For works that so clearly illustrate the human touch, it’s notable that something as supposedly “unnatural” as the grid still serves a central role in your work. Is this simply a practical answer to the question of how to get these things in the kiln, or is there more at play here?

It did start with a practical necessity, but it’s more now. The work could be cut up in a lot of different ways. That’s a part of the ceramic tradition that is super interesting to me. This older artist named Arnie Zimmerman who’s been working with ceramics forever once looked at my work and said to me, “Of course! Ceramicists have always had to deal with the question of how to get a piece from the floor to the wall.”

It’s always in tiles—you can see that through the use of tiling in architecture and design. I’m really interested in that lineage. The grid slows time down and makes you look. It addresses the labor of the process, that this is a piece that had to be broken down in order to move through time.

tiles

How much do you consider artistic tradition, both in the context of ceramics specifically and in contemporary art in general?

I didn’t know a lot about the history of ceramics when I started using clay, so I’ve only been researching it recently. I came to it through sculpture at a time when people like Nicole CherubiniJessica Jackson Hutchins, and Arlene Shechet were gaining some visibility. I saw their work as being more sculpture than ceramics, and I was super interested in how they were using the material. 

Being from California, maybe I absorbed some of the California Clay Movement. It was huge in the ‘50s, and it really took clay from a place of craft to a place of sculpture. People like Peter Voulkos and John Mason were really pushing the capabilities of the material. I didn’t know about that when I started making the work, but knowing it now I can see where this comes from. 

pot

Your Affirmation Pots, those misshapen vessels adorned with cheekily positive statements like “nice try” and “bet you can,” seem like a real departure from the rest of your work. Where do they fit into all this?

That’s where the craft relationship comes in. I started making them when I was taking a ceramics class with JJ PEET at the Y. There are certain limitations when you’re taking a class like that—you have to pay for firing by the square inch and it’s kind of pricey, so I just ended up scaling down and figuring it out.

It was a time when I really needed to hear affirmations, and they really took on a life of their own. I guess it goes back to language. They talk about themselves, both to themselves and to the viewer at the same time.
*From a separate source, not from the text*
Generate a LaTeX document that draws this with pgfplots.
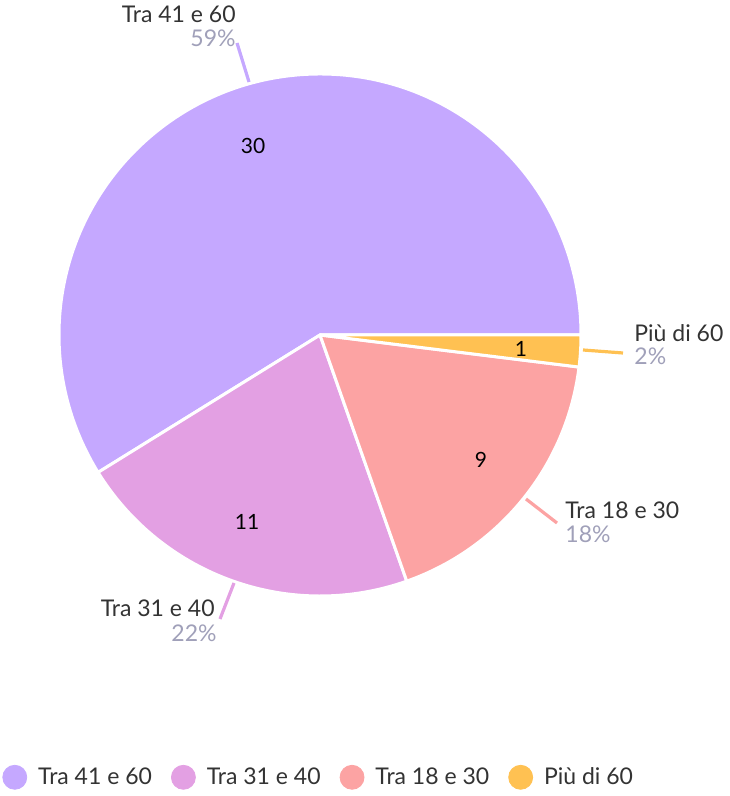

I use a lot of phrases that are sarcastic or ironic or a little bit playful.

How earnest are these affirmations?

They started out really earnest, but then I found the humor in them. Actually, I found the humor of me, a totally untrained person working with clay trying to make these vessels that ended up being really pathetic pots. They kind of internalized that amateur approach. 

Your website has a few photographs on the front page, sometimes paired with your sculptures. How does photography figure into your work?

I take a lot of photos of the natural landscape, so I do think about the relationship that clay has to the earth, but I also think about my body occupies space. When it’s in the natural landscape, you have a really different perception and experience of how much space you take up. I also take a lot of inspiration from the colors, textures, and surfaces of nature.

plants

If the art fairs of the past few years are anything to go by, ceramic sculpture seems to be having a real moment. Why do you think that might be?

It’s interesting, because it’s not only in the art world—it’s happening in the design world too, and even platforms like Etsy are acquiring a big market for it. I think people are interested in the hand and the handmade again, because technology is pushing us further and further away from that.

As an artist who works with ceramics, what do you make of this development? Are you worried about the field getting crowded?

No, not really. I don’t really think about it as ceramics as such. I see it more as sculptors finding a material that speaks to them. It’s not a new material, but it is new to a lot of fine artists.